Именно И. А. Богашеву и принадлежала идея о продолжении соединенными силами любящих свою родину сибиряков-студентов монументального труда В. И. Межова «Сибирская библиография». Библиография эта, то есть перечень всех книг и статей о Сибири, доведена была до 1892 года,  молодежь должна была, заполняя особые карточки, доставлять в библиографический кружок, то есть И. А. Богашеву в гостиницу «Петергоф», сведения о книгах и статьях, опубликованных после этого года. В члены и сотрудники кружка Богашев привлек и меня, и я, по силе возможности, старался пополнять его ящичек-картотеку сведениями о не зафиксированной Межовым литературе о Сибири. Тихий, мягкий и вкрадчивый, в очках, только с усами и с бритым подбородком переросток-студент ласково, с застывшей у него на губах любезной, или вернее сказать, радушной (более приличествующей сибиряку!) улыбкой, встречал своих юных товарищей, радовался каждой принесенной и заполненной ими библиографической карточке как новорожденному младенцу, усаживал за чай с ломтями французской булки, а мамаша его ворковала старой пестуньей, расхаживая по нескончаемой дорожке между чайным столом и шкапчиком с посудой и припасами.
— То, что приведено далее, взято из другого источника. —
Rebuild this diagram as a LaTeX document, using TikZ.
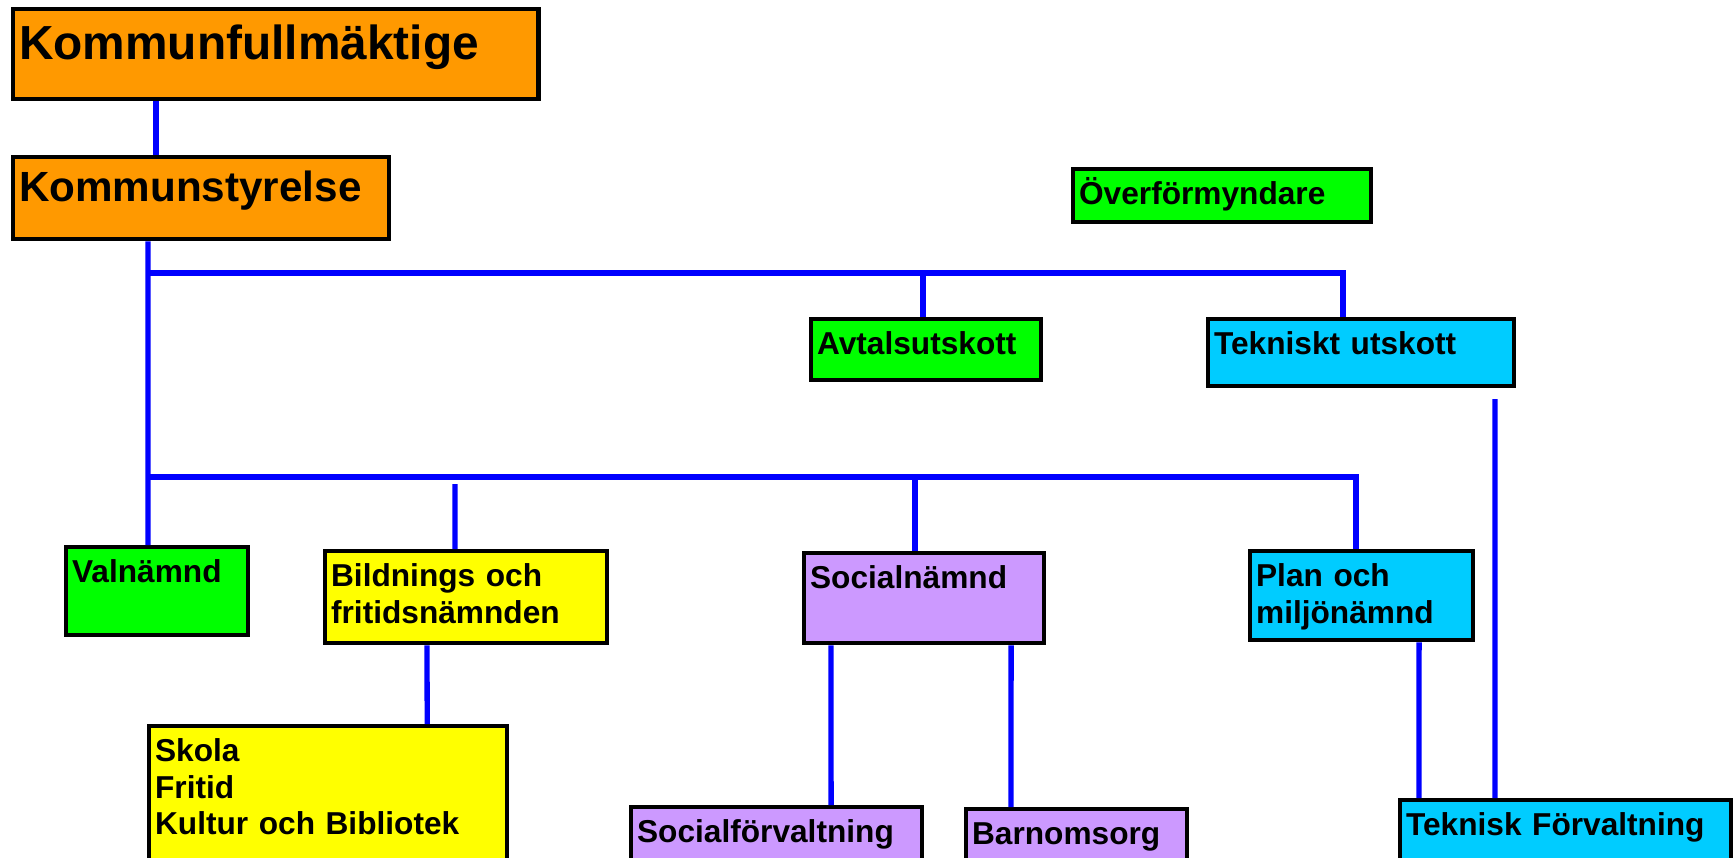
\documentclass[tikz,border=0pt]{standalone}
\usepackage{fontspec}
\setmainfont{Liberation Sans}
\definecolor{orgorange}{HTML}{FF9900}
\definecolor{orggreen}{HTML}{00FF00}
\definecolor{orgyellow}{HTML}{FFFF00}
\definecolor{orgpurple}{HTML}{CC99FF}
\definecolor{orgcyan}{HTML}{00CCFF}
\definecolor{orgblue}{HTML}{0000FF}
\tikzstyle{unit} = [rectangle, draw = black, line width = 1.2pt, anchor = north west, inner xsep = 0.06cm, inner ysep = 0pt, align = left, text height = 0.35cm, font = \bfseries\fontsize{9}{10.5}\selectfont]
\tikzstyle{orangebox} = [unit, fill = orgorange]
\tikzstyle{greenbox} = [unit, fill = orggreen]
\tikzstyle{yellowbox} = [unit, fill = orgyellow]
\tikzstyle{purplebox} = [unit, fill = orgpurple]
\tikzstyle{cyanbox} = [unit, fill = orgcyan]
\tikzstyle{link} = [line width = 1.5pt, draw = orgblue]

\begin{document}
\begin{tikzpicture}[x = 0.01cm, y = -0.01cm]
    \clip(0,0)rectangle(1733,857);
    \node(kf)[orangebox, text width = 5.13cm, text height = 0.50cm, text depth = 0.40cm, font = \bfseries\fontsize{13.6}{16}\selectfont] at (11,7) {Kommunfullmäktige};
    \node(ks)[orangebox, text width = 3.64cm, text height = 0.44cm, text depth = 0.38cm, font = \bfseries\fontsize{12}{14}\selectfont] at (11,155) {Kommunstyrelse};
    \node(ofm)[greenbox, text width = 2.86cm, text depth = 0.18cm] at (1071,167) {Överförmyndare};
    \node(avt)[greenbox, text width = 2.18cm, text depth = 0.26cm] at (809,317) {Avtalsutskott};
    \node(tu)[cyanbox, text width = 2.94cm, text depth = 0.32cm] at (1206,317) {Tekniskt utskott};
    \node(val)[greenbox, text width = 1.70cm, text depth = 0.53cm] at (64,545) {Valnämnd};
    \node(bfn)[yellowbox, text width = 2.70cm, text depth = 0.57cm] at (323,549) {Bildnings och\\fritidsnämnden};
    \node(soc)[purplebox, text width = 2.28cm, text depth = 0.55cm] at (802,551) {Socialnämnd};
    \node(pmn)[cyanbox, text width = 2.11cm, text depth = 0.54cm] at (1248,549) {Plan och\\miljönämnd};
    \node(skola)[yellowbox, text width = 3.46cm, text depth = 1.16cm] at (147,724) {Skola\\Fritid\\Kultur och Bibliotek};
    \node(sfv)[purplebox, text width = 2.79cm, text depth = 0.35cm] at (629,805) {Socialförvaltning};
    \node(barn)[purplebox, text width = 2.09cm, text depth = 0.33cm] at (964,807) {Barnomsorg};
    \node(tfv)[cyanbox, text width = 3.19cm, text depth = 0.42cm] at (1398,798) {Teknisk Förvaltning};

    \coordinate(j1) at (148,273);
    \coordinate(j2) at (148,477);
    \coordinate(gap) at (455,484);
    \coordinate(free) at (1495,399);

    \draw[link]([xshift = 1.45cm]kf.south west)--([xshift = 1.45cm]ks.north west);
    \draw[link]([xshift = 1.37cm]ks.south west)--([xshift = 0.84cm]val.north west);
    \draw[link](j1)-|([xshift = 1.37cm]tu.north west);
    \draw[link]([xshift = 1.14cm]avt.north west)--([xshift = 1.14cm]avt.north west |- j1);
    \draw[link](j2)-|([xshift = 1.08cm]pmn.north west);
    \draw[link]([xshift = 1.13cm]soc.north west)--([xshift = 1.13cm]soc.north west |- j2);
    \draw[link]([xshift = 1.32cm]bfn.north west)--(gap);
    \draw[link]([xshift = 1.04cm]bfn.south west)--([xshift = 2.80cm]skola.north west);
    \draw[link]([xshift = 0.29cm]soc.south west)--([xshift = 2.02cm]sfv.north west);
    \draw[link]([xshift = 2.09cm]soc.south west)--([xshift = 0.47cm]barn.north west);
    \draw[link]([xshift = 1.71cm]pmn.south west)--([xshift = 0.21cm]tfv.north west);
    \draw[link](free)--([xshift = 0.97cm]tfv.north west);
\end{tikzpicture}
\end{document}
Время шло. Старушка Богашева переселилась в лучший мир. Иннокентий Александрович наконец-то окончил университет и стал врачом, но не практикующим, а больше все теоретизирующим: на знакомую тему о минеральных источниках и на другие, столь же мирного характера, темы. Несмотря на свой робкий, женственный характер, он решился, наконец, даже на такой отчаянный шаг, как женитьба. И взял жену очень милую, бойкую и энергичную

Библиографических карточек, между тем, накопилось несколько сот. Наверное, доктор И. А Богашев хранил их очень долго, не переставая лелеять так и не осуществившуюся мечту об издании дополнения к библиографии Межова. Он, кажется, до конца остался все тем же, каким был в студенческие годы: мягким, расплывчатым, не определившимся, не скристаллизовавшимся, почувствовавшим себя, как Обломов в халате, в пришедшейся так славно по его плечам тужурке «вечного студента», российским интеллигентом-крохобором. И даже когда сама Россия в некотором роде «перестала быть», И. А. Богашев оставался тем же немного слащавым, озабоченным всякими «библиографиями», добропорядочным, но малопродуктивным кабинетным деятелем. По крайней мере, таким он мне показался, когда я встретил его, уже значительно постаревшего, в 1922 году в Крыму, в свите народного комиссара здравоохранения Н. А. Семашко. Он с почтительным умилением произносил имя-отчество своего наркома, но даже и при наличии столь серьезного знакомства никакой особенной научной или служебной карьеры сделать не сумел.